3. The Structure of Major Economies in 1980
- Work: The 20-hour work week is standard in the G7. Productivity is 10x our 1980 levels.
- Finance: Algorithmic high-frequency trading dominates Wall Street by 1965. The 1973 Oil Shock is mitigated because digital grid management optimizes energy use, but a "Data Crash" occurs in 1978 instead.
- Education: Universal access to digital libraries occurs in the 1950s. Illiteracy is nearly eradicated in the developed world by 1960, but a "Digital Divide" creates a new caste system based on processing access.

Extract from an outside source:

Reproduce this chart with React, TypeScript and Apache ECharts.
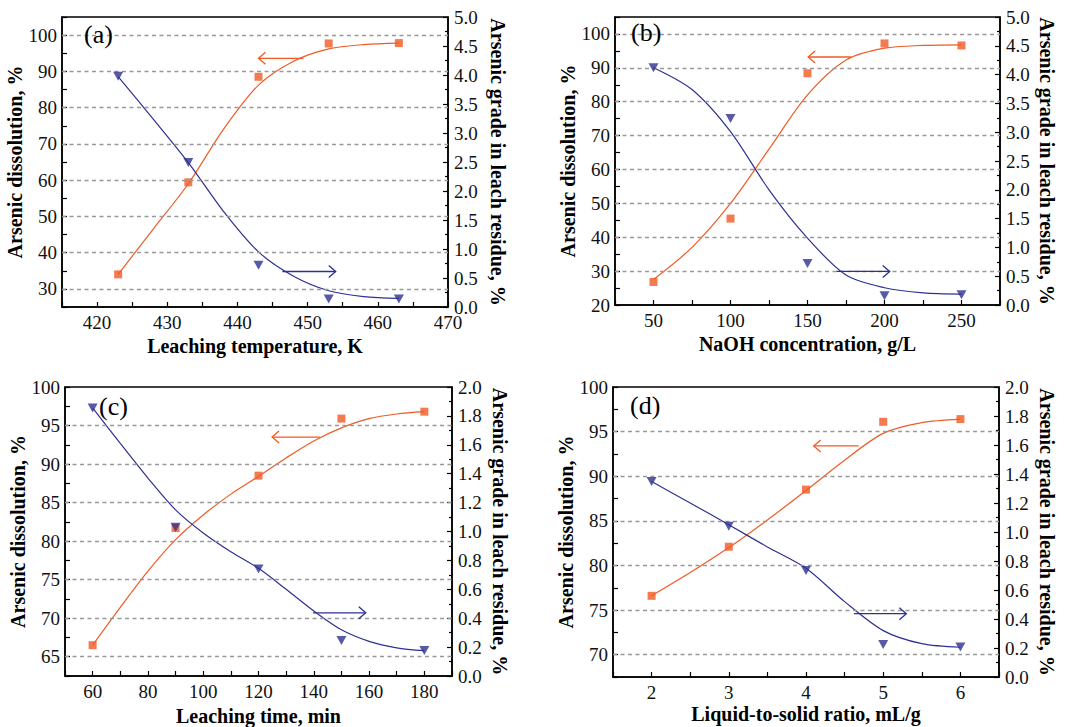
import React, { useEffect, useRef } from "react";
import * as echarts from "echarts";

// ---------- (a) Leaching temperature ----------
const tempX = [423, 433, 443, 453, 463];
const tempDiss = [34.0, 59.4, 88.5, 97.7, 97.8];
const tempGrade = [3.98, 2.49, 0.72, 0.14, 0.14];
const tempFitX = [423, 428, 433, 438, 443, 448, 453, 458, 463];
const tempFitDiss = [34.0, 46.5, 59.0, 74.0, 86.2, 92.8, 96.2, 97.4, 97.8];
const tempFitGrade = [3.97, 3.24, 2.49, 1.65, 0.95, 0.53, 0.28, 0.18, 0.15];

// ---------- (b) NaOH concentration ----------
const naohX = [50, 100, 150, 200, 250];
const naohDiss = [26.8, 45.5, 88.4, 97.2, 96.6];
const naohGrade = [4.12, 3.24, 0.72, 0.16, 0.18];
const naohFitX = [50, 75, 100, 125, 150, 175, 200, 225, 250];
const naohFitDiss = [27.5, 37.0, 50.0, 66.0, 82.0, 92.3, 95.8, 96.6, 96.8];
const naohFitGrade = [4.12, 3.74, 3.01, 2.0, 1.16, 0.52, 0.3, 0.21, 0.19];

// ---------- (c) Leaching time ----------
const timeX = [60, 90, 120, 150, 180];
const timeDiss = [66.5, 81.7, 88.5, 95.9, 96.8];
const timeGrade = [1.855, 1.03, 0.74, 0.246, 0.177];
const timeFitX = [60, 70, 80, 90, 100, 110, 120, 130, 140, 150, 160, 170, 180];
const timeFitDiss = [66.5, 71.4, 76.1, 80.2, 83.4, 86.1, 88.4, 90.8, 93.0, 94.7, 95.9, 96.5, 96.8];
const timeFitGrade = [1.855, 1.61, 1.37, 1.15, 0.99, 0.86, 0.745, 0.6, 0.45, 0.32, 0.24, 0.195, 0.175];

// ---------- (d) Liquid-to-solid ratio ----------
const ratioX = [2, 3, 4, 5, 6];
const ratioDiss = [76.6, 82.1, 88.5, 96.1, 96.4];
const ratioGrade = [1.348, 1.04, 0.735, 0.224, 0.207];
const ratioFitX = [2, 2.5, 3, 3.5, 4, 4.5, 5, 5.5, 6];
const ratioFitDiss = [76.6, 79.2, 82.0, 85.1, 88.4, 91.8, 94.8, 96.0, 96.4];
const ratioFitGrade = [1.348, 1.2, 1.05, 0.897, 0.75, 0.52, 0.32, 0.23, 0.205];

// dashed reference lines (left-axis values)
const gridA = [30, 40, 50, 60, 70, 80, 90, 100];
const gridB = [30, 40, 50, 60, 70, 80, 90, 100];
const gridC = [65, 70, 75, 80, 85, 90, 95];
const gridD = [70, 75, 80, 85, 90, 95];

// arrows: [fromX, toX, leftAxisY]
const arrowsA = { orange: [449.4, 443, 93.6], blue: [446.4, 454, 34.8] };
const arrowsB = { orange: [178.5, 150.4, 93.2], blue: [168.8, 203.4, 29.9] };
const arrowsC = { orange: [142.2, 124.9, 93.5], blue: [139.7, 158.8, 70.7] };
const arrowsD = { orange: [4.68, 4.1, 93.4], blue: [4.62, 5.3, 74.6] };

const ORANGE = "#F15A24";
const BLUE = "#2E3192";
const FONT = '"Liberation Serif", "Times New Roman", serif';

const zip = (xs: number[], ys: number[]) => xs.map((x, i) => [x, ys[i]]);
const onStep = (v: number, base: number, step: number) => {
  const q = (v - base) / step;
  return Math.abs(q - Math.round(q)) < 1e-6;
};

const panels = [
  {
    tag: "(a)", tagOff: [22, 19],
    grid: { left: 62, top: 17, width: 386, height: 290 },
    xName: "Leaching temperature, K", xNameGap: 29,
    x: { min: 415, max: 470, interval: 5, base: 420, step: 10 },
    yL: { min: 25, max: 105, interval: 5, base: 0, step: 10 },
    yR: { min: 0, max: 5, interval: 0.5 },
    lGap: 29, rGap: 40,
    xs: tempX, diss: tempDiss, grade: tempGrade,
    fitDiss: zip(tempFitX, tempFitDiss), fitGrade: zip(tempFitX, tempFitGrade),
    lines: gridA, arrows: arrowsA,
  },
  {
    tag: "(b)", tagOff: [16, 17],
    grid: { left: 615, top: 17, width: 385, height: 288 },
    xName: "NaOH concentration, g/L", xNameGap: 29,
    x: { min: 25, max: 275, interval: 25, base: 0, step: 50 },
    yL: { min: 20, max: 105, interval: 5, base: 0, step: 10 },
    yR: { min: 0, max: 5, interval: 0.5 },
    lGap: 30, rGap: 37,
    xs: naohX, diss: naohDiss, grade: naohGrade,
    fitDiss: zip(naohFitX, naohFitDiss), fitGrade: zip(naohFitX, naohFitGrade),
    lines: gridB, arrows: arrowsB,
  },
  {
    tag: "(c)", tagOff: [34, 21],
    grid: { left: 65, top: 387, width: 387, height: 290 },
    xName: "Leaching time, min", xNameGap: 30,
    x: { min: 50, max: 190, interval: 10, base: 60, step: 20 },
    yL: { min: 62.5, max: 100, interval: 2.5, base: 0, step: 5 },
    yR: { min: 0, max: 2, interval: 0.2 },
    lGap: 30, rGap: 38,
    xs: timeX, diss: timeDiss, grade: timeGrade,
    fitDiss: zip(timeFitX, timeFitDiss), fitGrade: zip(timeFitX, timeFitGrade),
    lines: gridC, arrows: arrowsC,
  },
  {
    tag: "(d)", tagOff: [17, 20],
    grid: { left: 613, top: 387, width: 386, height: 290 },
    xName: "Liquid-to-solid ratio, mL/g", xNameGap: 27,
    x: { min: 1.5, max: 6.5, interval: 0.5, base: 0, step: 1 },
    yL: { min: 67.5, max: 100, interval: 2.5, base: 0, step: 5 },
    yR: { min: 0, max: 2, interval: 0.2 },
    lGap: 31, rGap: 38,
    xs: ratioX, diss: ratioDiss, grade: ratioGrade,
    fitDiss: zip(ratioFitX, ratioFitDiss), fitGrade: zip(ratioFitX, ratioFitGrade),
    lines: gridD, arrows: arrowsD,
  },
];

const axisLine = { show: true, lineStyle: { color: "#000", width: 1.5 } };
const tickStyle = { color: "#000", width: 1.2 };
const labelStyle = { color: "#111", fontFamily: FONT, fontSize: 19 };
const nameStyle = { color: "#000", fontFamily: FONT, fontSize: 20, fontWeight: "bold" as const };

function buildOption() {
  const grid: any[] = [];
  const xAxis: any[] = [];
  const yAxis: any[] = [];
  const series: any[] = [];
  const graphic: any[] = [];

  panels.forEach((p, i) => {
    grid.push({
      ...p.grid,
      show: true,
      borderColor: "#000",
      borderWidth: 1.5,
      backgroundColor: "transparent",
      containLabel: false,
    });
    xAxis.push({
      gridIndex: i,
      type: "value",
      min: p.x.min,
      max: p.x.max,
      interval: p.x.interval,
      axisLine,
      axisTick: { show: true, inside: true, length: 5, lineStyle: tickStyle },
      splitLine: { show: false },
      axisLabel: {
        ...labelStyle,
        margin: 6,
        showMinLabel: true,
        showMaxLabel: true,
        formatter: (v: number) => (onStep(v, p.x.base, p.x.step) && v >= p.xs[0] - 5 ? String(+v.toFixed(2)) : ""),
      },
      name: p.xName,
      nameLocation: "middle",
      nameGap: p.xNameGap,
      nameTextStyle: nameStyle,
    });
    yAxis.push({
      gridIndex: i,
      type: "value",
      position: "left",
      min: p.yL.min,
      max: p.yL.max,
      interval: p.yL.interval,
      axisLine,
      axisTick: { show: true, inside: true, length: 5, lineStyle: tickStyle },
      splitLine: { show: false },
      axisLabel: {
        ...labelStyle,
        margin: 5,
        formatter: (v: number) => (onStep(v, p.yL.base, p.yL.step) && v <= 100 ? String(Math.round(v)) : ""),
      },
      name: "Arsenic dissolution, %",
      nameLocation: "middle",
      nameGap: p.lGap,
      nameTextStyle: nameStyle,
    });
    yAxis.push({
      gridIndex: i,
      type: "value",
      position: "right",
      min: p.yR.min,
      max: p.yR.max,
      interval: p.yR.interval,
      axisLine,
      axisTick: { show: true, inside: true, length: 5, lineStyle: tickStyle },
      minorTick: { show: true, splitNumber: 2, length: 3, lineStyle: tickStyle },
      splitLine: { show: false },
      axisLabel: {
        ...labelStyle,
        margin: 6,
        formatter: (v: number) => v.toFixed(1),
      },
      name: "Arsenic grade in leach residue, %",
      nameLocation: "middle",
      nameRotate: -90,
      nameGap: p.rGap,
      nameTextStyle: nameStyle,
    });

    const yl = 2 * i;
    const yr = 2 * i + 1;
    series.push({
      type: "line",
      xAxisIndex: i,
      yAxisIndex: yl,
      data: [],
      silent: true,
      z: 1,
      markLine: {
        silent: true,
        symbol: ["none", "none"],
        label: { show: false },
        lineStyle: { color: "#999", type: [4, 3.5], width: 1.3 },
        data: p.lines.map((v) => ({ yAxis: v })),
      },
    });
    series.push({
      type: "line",
      xAxisIndex: i,
      yAxisIndex: yl,
      data: p.fitDiss,
      smooth: 0.3,
      showSymbol: false,
      lineStyle: { color: ORANGE, width: 1.2 },
      z: 3,
    });
    series.push({
      type: "line",
      xAxisIndex: i,
      yAxisIndex: yr,
      data: p.fitGrade,
      smooth: 0.3,
      showSymbol: false,
      lineStyle: { color: BLUE, width: 1.2 },
      z: 3,
    });
    series.push({
      type: "scatter",
      xAxisIndex: i,
      yAxisIndex: yl,
      data: zip(p.xs, p.diss),
      symbol: "rect",
      symbolSize: 8,
      itemStyle: { color: ORANGE },
      z: 4,
    });
    series.push({
      type: "scatter",
      xAxisIndex: i,
      yAxisIndex: yr,
      data: zip(p.xs, p.grade),
      symbol: "triangle",
      symbolRotate: 180,
      symbolSize: [10, 9],
      itemStyle: { color: BLUE },
      z: 5,
    });

    graphic.push({
      type: "text",
      left: p.grid.left + p.tagOff[0],
      top: p.grid.top + p.tagOff[1] - 15,
      style: { text: p.tag, fill: "#000", font: `26px ${FONT}` },
      z: 10,
    });
  });

  return { animation: false, grid, xAxis, yAxis, series, graphic };
}

function arrowGraphics(chart: any) {
  const out: any[] = [];
  panels.forEach((p, i) => {
    const finder = { xAxisIndex: i, yAxisIndex: 2 * i };
    const mk = (arr: number[], color: string) => {
      const a = chart.convertToPixel(finder, [arr[0], arr[2]]);
      const b = chart.convertToPixel(finder, [arr[1], arr[2]]);
      if (!a || !b) return;
      const dir = b[0] < a[0] ? 1 : -1;
      out.push({
        type: "line",
        shape: { x1: a[0], y1: a[1], x2: b[0], y2: b[1] },
        style: { stroke: color, lineWidth: 1.3 },
        z: 6,
      });
      out.push({
        type: "polyline",
        shape: { points: [[b[0] + dir * 7, b[1] - 6], [b[0], b[1]], [b[0] + dir * 7, b[1] + 6]] },
        style: { stroke: color, lineWidth: 1.3, fill: "none" },
        z: 6,
      });
    };
    mk(p.arrows.orange, ORANGE);
    mk(p.arrows.blue, BLUE);
  });
  return out;
}

export default function App() {
  const ref = useRef<HTMLDivElement>(null);
  useEffect(() => {
    if (!ref.current) return;
    const chart = echarts.init(ref.current, undefined, { renderer: "svg" });
    const option: any = buildOption();
    chart.setOption(option);
    const arrows = arrowGraphics(chart);
    chart.setOption({ graphic: [...option.graphic, ...arrows] }, { replaceMerge: ["graphic"] });
    return () => chart.dispose();
  }, []);
  return (
    <div
      ref={ref}
      style={{ position: "fixed", left: 0, top: 0, width: 1067, height: 727, background: "#fff" }}
    />
  );
}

Summary: The World of 1980
In this timeline, 1980 feels like our 2005.
- Politics: The Cold War is a historical footnote, ended in the 70s. The main conflict is between privacy advocates and corporate data conglomerates.
- Tech: Everyone has a smartphone (flat screen, touch). The Internet is ubiquitous. AI is in its "expert system" phase, managing traffic and logistics.
- Society: Society is richer but more anxious. The threat of nuclear war was higher in the 50s, but the threat of digital surveillance is absolute. Humanity is space-faring, with a Mars colony established in 1975.
- The Catch: The psychological toll of living in a "Glass House" for 60 years has created a more conformist, risk-averse global culture. The "Wild West" spirit of the 20th century was tamed by the microchip in the 1930s.
Final Verdict: The invention of the transistor in 1920 accelerates human capability but compresses human adaptation. We solve material scarcity by 1970, but face existential crises regarding privacy, identity, and purpose three decades earlier than in our timeline.